That is the problem with many of the text tools you find on the Internet: they either have problems with long paragraphs or problems with very long texts. And you won't know until it is too late. :(

That's why I wrote my own. I don't think it has any limitatations.

Jorgen

Cleisthenes
04-20-2004, 09:29 PM
does anybody make their own mp3 audiobooks? i've made lots from either .txt or .doc files using a tts program. i've searched the archives to see if anyone discusses this, but perhaps i missed it. anyway, i use Word to strip the files of the carats etc (so they don't mess up the tts voices) and make all my ebooks audiobooks. i find i listen to a lot more than i used to read. does anyone have any other techniques?

xendula
04-22-2004, 08:32 PM
does anybody make their own mp3 audiobooks? i've made lots from either .txt or .doc files using a tts program. i've searched the archives to see if anyone discusses this, but perhaps i missed it. anyway, i use Word to strip the files of the carats etc (so they don't mess up the tts voices) and make all my ebooks audiobooks. i find i listen to a lot more than i used to read. does anyone have any other techniques?
Sounds intriguing, but:
-what is tts?!? (text to speach?)
-what does a tts program do?!?
-which programs are out there and which one is best?/easiest to use?
-what are carats (the only ones I know are the ones that go on your finger :wink: )?!?
-how do carats mess up tts voices?!?

You see, a lot of interest and a lot of questions mean you'd have to post a little guide for absolute beginners - please!!!

tourdewolf
04-25-2004, 05:12 AM
I use Nextup's Text Aloud, works great!
http://www.nextup.com

Cleisthenes
04-25-2004, 12:58 PM
xendula wrote: "Sounds intriguing, but:
-what is tts?!? (text to speach?)
-what does a tts program do?!?
-which programs are out there and which one is best?/easiest to use?
-what are carats (the only ones I know are the ones that go on your finger )?!?
-how do carats mess up tts voices?!?

You see, a lot of interest and a lot of questions mean you'd have to post a little guide for absolute beginners - please!!!"

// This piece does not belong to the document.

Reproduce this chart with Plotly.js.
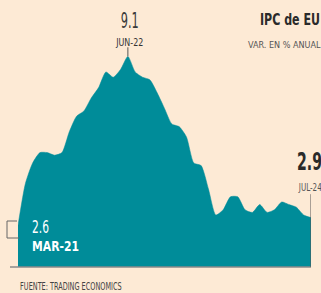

xendula: yes, tts = text to speech. as the last post prior to this one mentioned, textaloud is, imho, the best around. i've tried a lot of others, both for pc & mac, but textaloud's software proved to be the best. i didn't get great performance out of textaloud's bundled voices, however, which are the standard microsoft speech voices. it is well worth the $ to buy (i think, like, $49) ATT naturalvoices. the voices of crystal and mike come with the basic att package. crystal's voice is best because mike's bass tones seem to distort at higher volumes and runs the syllables together more than crystal's. carats, i.e. the > symbol, that appears in some email text and other symbols like / should, to my listening comprehensibilities, be eliminated before creating a wav or mp3 file from the text - which is why i 'wash' the text in ms word prior to loading it in textaloud for recording. during my making of hundreds of hours of text, i've developed certain 'rules' for how washing in ms word should be done (e.g. substituting semicolons for various words and other symbols) that result in the most comprehensible mp3. if you do go so far as to use textaloud and att naturalvoices, i'd be happy to detail my 'washing rules' for you.
i subscribe to audible.com, but, although i continue to subscribe, my own custom-made audiobooks are on way better and more varied subject matter. they are especially valuable if you are a writer and want to hear how your prose sounds rather than reads.
happy listening,
cleisthenes

xendula
04-26-2004, 08:35 PM
carats, i.e. the > symbol, that appears in some email text and other symbols like / should, to my listening comprehensibilities, be eliminated before creating a wav or mp3 file from the text - which is why i 'wash' the text in ms word prior to loading it in textaloud for recording. during my making of hundreds of hours of text, i've developed certain 'rules' for how washing in ms word should be done (e.g. substituting semicolons for various words and other symbols) that result in the most comprehensible mp3. if you do go so far as to use textaloud and att naturalvoices, i'd be happy to detail my 'washing rules' for you.
OK, I'm downloading the demo right now. Would you share your 'laundry technique' :wink: with us? This is interesting even for people who don't care about text to speech, so it's not too far off the topic.

Cleisthenes
04-28-2004, 12:20 PM
xendula:
eliminate apostrophes (this eliminates ATT Crystal from saying the word "apostrophe" without diminishing syntactic comprehension)
replace right brackets, left brackets, right parentheses, left parentheses, quotation marks, dashes, elipses and slashes with a semicolon (this inserts appropriate pauses in the tts speech)
change all II, i.e. roman numeral 2, to I;I (because Crystal elides the two roman numerals, thus making King Charles I - which she pronounces as "king charles eye" - and King Charles II - which she pronounces as "king charles eye"; thus the substitution of I;I for II causes Crystal to pronounce King Charles II as "king charles eye eye.") similarly, change all III's to I;I;I. no other roman numerals need to be altered.
also, remember the default voices on the TextAloud are of poor quality. to appreciate what it can do, it needs the ATT NaturalVoices.
cheers,
cleisthenes

xendula
04-28-2004, 08:52 PM
Thanks for all the info, Cleisthenes, will play a little with it and see how I like it.

Xendula